Date on Master's Thesis/Doctoral Dissertation


Document Type

Doctoral Dissertation

Degree Name

Ph. D.


Criminal Justice

Degree Program

Criminal Justice, PhD

Committee Chair

Tewksbury, Richard

Committee Co-Chair (if applicable)

Roelfs, David

Committee Member

Roelfs, David

Committee Member

Reed, John

Committee Member

Hughes, Tom

Author's Keywords

officer health and wellness; probation parole health and wellness; officer stress; probation parole officer stress; law enforcement performance; law enforcement professionalism


This dissertation is a comparison study of health and wellness outcomes for a sample of law enforcement officers and a sample of community corrections professionals within the same state. As such, it is the first attempt to determine and compare the independent variables which are significant predictors of law enforcement officer and community corrections professionals’ health and wellness for criminal justice employees working in the same context. Data used in the research was gathered from nearly identical health and wellness surveys distributed to the sample of law enforcement officers and the sample of community corrections professionals. Logistic, negative binomial, and Poisson regression analyses were performed to determine which independent variables are significant predictors of officer and professionals’ health and wellness outcomes.

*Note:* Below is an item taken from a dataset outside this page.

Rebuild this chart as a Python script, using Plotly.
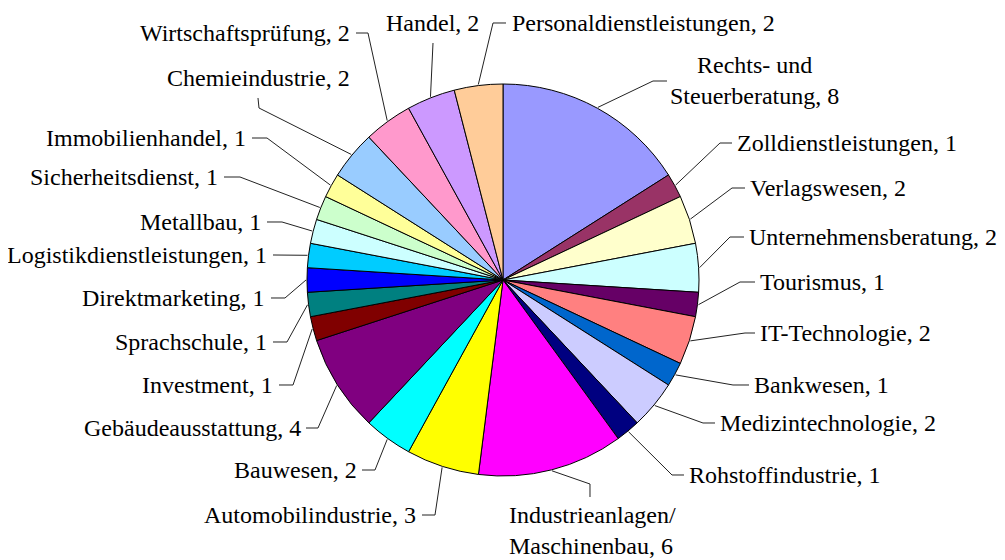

Results show several factors are significant predictors of both officer and professionals’ health and wellness, with law enforcement organizational factors being the most frequent predictors of law enforcement health and wellness. Demographic variables are the most frequent significant predictors of professionals’ health and wellness. It is concluded that variables predictive of officer and professionals’ health and wellness differ, necessitating different policy approaches designed to address issues associated with officer and professionals’ health and wellness.